I was trying to get this to work for installing with pip, but the above was not working for me. From [1] I understood the PEP508 standard should be used, from [2] I retrieved an example which actually does work (at least for my case).

Please note; this is with pip 20.0.2 on Python 3.7.4

setup(
    name='<package>',
...
    install_requires=[
        '<normal_dependency>',
         # Private repository
        '<dependency_name> @ git+ssh://[email protected]/<user>/<repo_name>@<branch>',
         # Public repository
        '<dependency_name> @ git+https://github.com/<user>/<repo_name>@<branch>',
    ],
)

After specifying my package this way installation works fine (also with -e settings and without the need to specify --process-dependency-links).

References [1] https://github.com/pypa/pip/issues/4187 [2] https://github.com/pypa/pip/issues/5566


Here's what worked for me:

  install_requires=[
      'private_package_name==1.1',
  ],
  dependency_links=[
      'git+ssh://[email protected]/username/private_repo.git#egg=private_package_name-1.1',
  ]

Note that you have to have the version number in the egg name, otherwise it will say it can't find the package.

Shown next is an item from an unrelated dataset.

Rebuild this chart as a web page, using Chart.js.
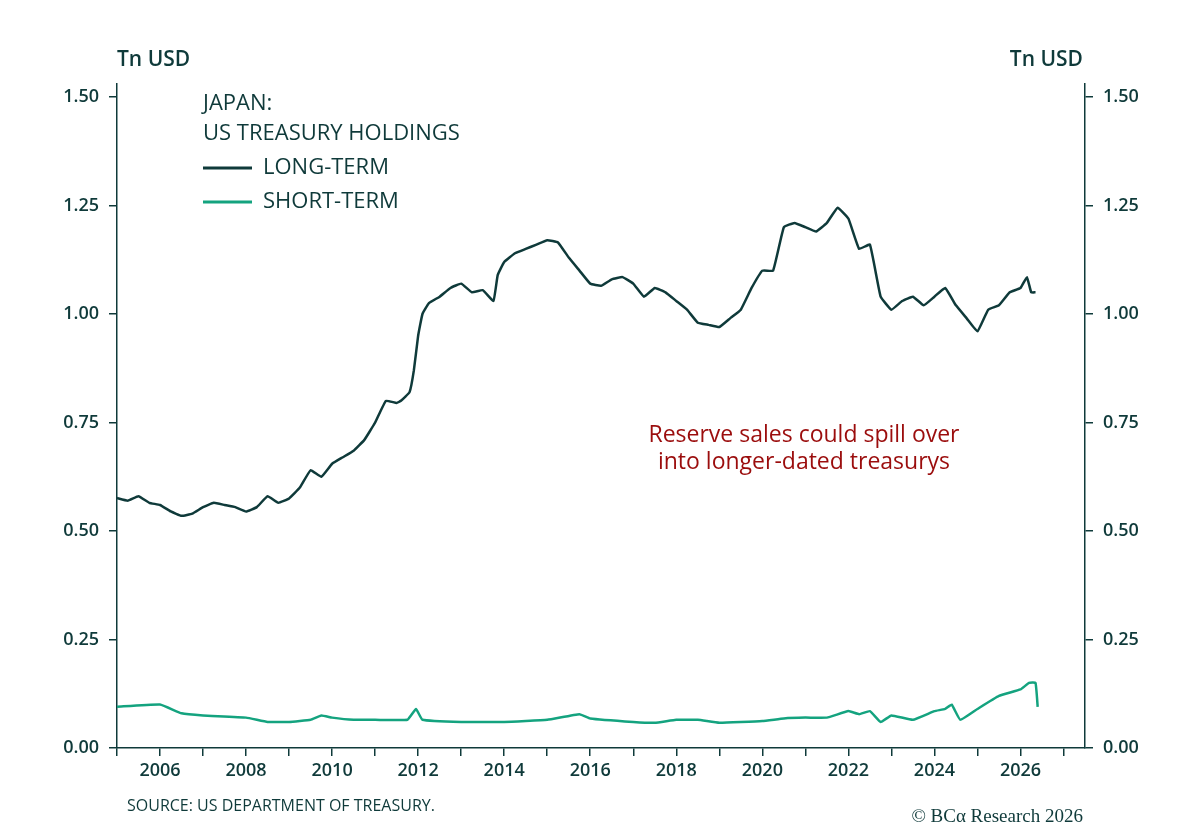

I couldn't find any good documentation on this, but came across the solution mainly through trial & error. Further, installing from pip & setuptools have some subtle differences; but this way should work for both.

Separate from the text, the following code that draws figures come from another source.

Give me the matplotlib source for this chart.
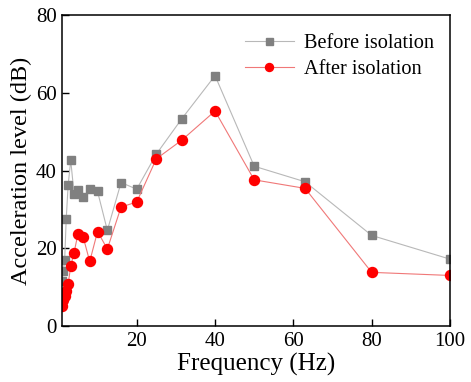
import matplotlib
matplotlib.use("Agg")
import matplotlib.pyplot as plt

plt.rcParams['font.family'] = ['Liberation Serif', 'DejaVu Serif']

# 1/3 octave band centre frequencies (Hz)
freq = [1, 1.25, 1.6, 2, 2.5, 3.15, 4, 5, 6.3, 8, 10, 12.5, 16, 20,
        25, 31.5, 40, 50, 63, 80, 100]
before = [11.5, 14.2, 17.0, 27.6, 36.4, 42.6, 34.0, 34.9, 33.1, 35.2, 34.6,
          24.6, 36.9, 35.2, 44.2, 53.3, 64.4, 41.1, 37.1, 23.3, 17.2]
after = [5.2, 6.8, 7.8, 9.0, 10.9, 15.4, 18.9, 23.7, 23.0, 16.6, 24.3,
         19.8, 30.6, 31.9, 43.0, 47.8, 55.3, 37.6, 35.4, 13.8, 13.0]

fig = plt.figure(figsize=(4.71, 3.82), dpi=100)
ax = fig.add_axes([0.1323, 0.1466, 0.8231, 0.8141])

ax.plot(freq, before, color='#b8b8b8', linewidth=0.8, marker='s',
        markersize=6.3, markerfacecolor='#808080', markeredgecolor='#808080',
        label='Before isolation', zorder=3)
ax.plot(freq, after, color='#f07878', linewidth=0.8, marker='o',
        markersize=7.2, markerfacecolor='#ff0000', markeredgecolor='#ff0000',
        label='After isolation', zorder=4)

ax.set_xlim(1, 100)
ax.set_ylim(0, 80)
ax.set_xticks([20, 40, 60, 80, 100])
ax.set_yticks([0, 20, 40, 60, 80])
ax.tick_params(direction='in', length=5, width=1, labelsize=15, pad=4)
for s in ax.spines.values():
    s.set_linewidth(1.1)
    s.set_zorder(5)

ax.set_xlabel('Frequency (Hz)', fontsize=18, labelpad=2)
ax.set_ylabel('Acceleration level (dB)', fontsize=17.5, labelpad=3)

ax.legend(loc='upper right', frameon=False, fontsize=14.6, handlelength=2.4,
          markerscale=0.8, labelspacing=0.35, borderaxespad=0.3,
          handletextpad=0.5, bbox_to_anchor=(0.995, 0.985))

fig.savefig('out.png', dpi=100)
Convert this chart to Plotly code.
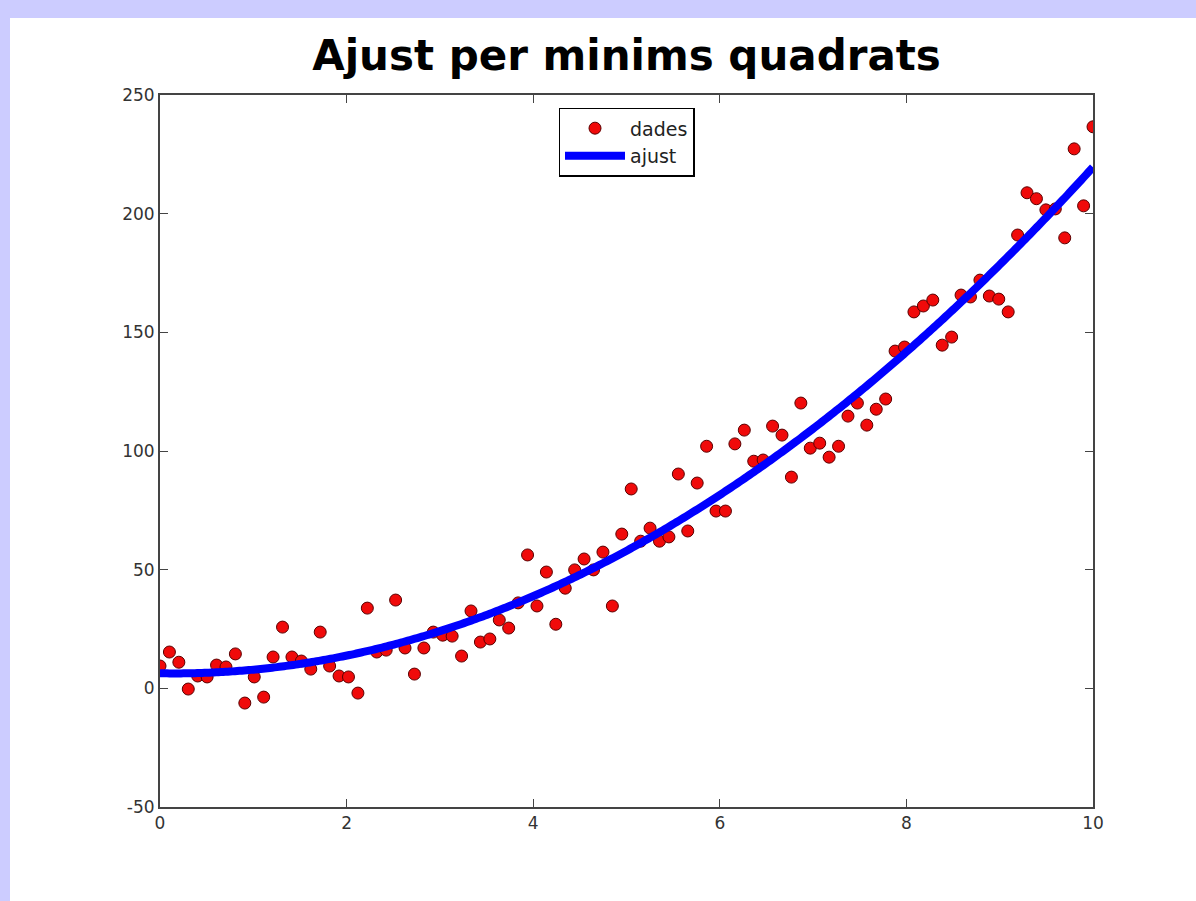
import numpy as np
import plotly.graph_objects as go

# Data (x = 100 evenly spaced points from 0 to 10)
x_start, x_end, n_points = 0, 10, 100
dades_y = [
    9.4, 15.3, 11.0, -0.3, 5.2, 4.8, 9.8, 9.0, 14.5, -6.2,
    4.8, -3.7, 13.2, 25.8, 13.2, 11.5, 8.1, 23.7, 9.4, 5.2,
    4.8, -2.0, 33.8, 15.3, 16.1, 37.2, 17.0, 6.0, 17.0, 23.7,
    22.4, 22.0, 13.6, 32.6, 19.5, 20.8, 28.8, 25.4, 36.0, 56.2,
    34.7, 49.0, 27.0, 42.2, 49.9, 54.5, 49.9, 57.4, 34.7, 65.0,
    84.0, 62.0, 67.5, 62.0, 63.8, 90.3, 66.3, 86.5, 102.0, 74.7,
    74.7, 103.0, 108.8, 95.7, 96.2, 110.5, 106.7, 89.0, 120.2, 101.2,
    103.3, 97.4, 102.0, 114.7, 120.2, 110.9, 117.6, 121.9, 142.1, 143.8,
    158.6, 161.1, 163.6, 144.6, 148.0, 165.7, 164.9, 172.0, 165.3, 164.0,
    158.6, 191.0, 208.8, 206.3, 201.6, 202.0, 189.8, 227.3, 203.3, 236.6,
]
x_ticks = [0, 2, 4, 6, 8, 10]
x_tick_labels = ["0", "2", "4", "6", "8", "10"]
y_ticks = [-50, 0, 50, 100, 150, 200, 250]
y_tick_labels = ["-50", "0", "50", "100", "150", "200", "250"]
title_text = "Ajust per minims quadrats"
series_names = ["dades", "ajust"]

dades_x = np.linspace(x_start, x_end, n_points)
# Least-squares quadratic fit computed from the data
coef = np.polyfit(dades_x, dades_y, 2)
fit_x = np.linspace(x_start, x_end, 400)
fit_y = np.polyval(coef, fit_x)

fig = go.Figure()
fig.add_trace(go.Scatter(
    x=dades_x, y=dades_y, mode="markers", name=series_names[0],
    marker=dict(color="#f00a0a", size=12, line=dict(color="#5a0000", width=1)),
))
fig.add_trace(go.Scatter(
    x=fit_x, y=fit_y, mode="lines", name=series_names[1],
    line=dict(color="#0000ff", width=8, simplify=False),
))

axis_common = dict(
    showgrid=False, zeroline=False, showline=True, linecolor="#444444",
    linewidth=2, mirror="ticks", ticks="inside", ticklen=8, tickwidth=1,
    tickcolor="#444444",
    tickfont=dict(family="DejaVu Sans", size=17, color="#333333"),
)

fig.update_layout(
    width=1196, height=901,
    paper_bgcolor="#ccccff", plot_bgcolor="white",
    margin=dict(l=160, r=103, t=95, b=94),
    title=dict(text=title_text, x=(160 + 1093) / 2 / 1196, xanchor="center",
               y=1 - 55 / 901, yanchor="middle", yref="container",
               font=dict(family="DejaVu Sans", size=42, color="black", weight="bold")),
    xaxis=dict(range=[x_start, x_end], tickvals=x_ticks, ticktext=x_tick_labels,
               **axis_common),
    yaxis=dict(range=[y_ticks[0], y_ticks[-1]], tickvals=y_ticks,
               ticktext=y_tick_labels, **axis_common),
    legend=dict(x=0.5, xanchor="center", y=0.982, yanchor="top",
                bgcolor="white", bordercolor="black", borderwidth=1.5,
                font=dict(family="DejaVu Sans", size=19, color="#222222"),
                itemwidth=60, tracegroupgap=0),
    showlegend=True,
    shapes=[dict(type="rect", xref="paper", yref="paper",
                 x0=-150 / 933, x1=1.2, y0=-0.2, y1=(807 - 18) / 712,
                 fillcolor="white", line=dict(width=0), layer="below")],
)

fig.write_html(
    "out.html",
    config={"displayModeBar": False},
    post_script="document.body.style.margin='0';document.body.style.background='#ccccff';",
)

GitHub don't (currently, as of August 2016) offer an easy way to get the zip / tarball of private repos. So you need to point setuptools to tell setuptools that you're pointing to a git repo:

from setuptools import setup
import os
# get deploy key from https://help.github.com/articles/git-automation-with-oauth-tokens/
github_token = os.environ['GITHUB_TOKEN']

setup(
    # ...
    install_requires='package',
    dependency_links = [
    'git+https://{github_token}@github.com/user/{package}.git/@{version}#egg={package}-0'
        .format(github_token=github_token, package=package, version=master)
        ] 

A couple of notes here:

  • For private repos, you need to authenticate with GitHub; the simplest way I found is to create an oauth token, drop that into your environment, and then include it with the URL
  • You need to include some version number (here is 0) at the end of the link, even if there's no package on PyPI. This has to be a actual number, not a word.
  • You need to preface with git+ to tell setuptools it's to clone the repo, rather than pointing at a zip / tarball
  • version can be a branch, a tag, or a commit hash
  • You need to supply --process-dependency-links if installing from pip

I found a (hacky) workaround:

#!/usr/bin/env python

from setuptools import setup
import os

os.system('pip install git+https://github-private.corp.com/user/repo.git@master')

setup( name='original-name'
     , ...
     , install_requires=['repo'] )

I understand that there are ethical issues with having a system call in a setup script, but I can't think of another way to do this.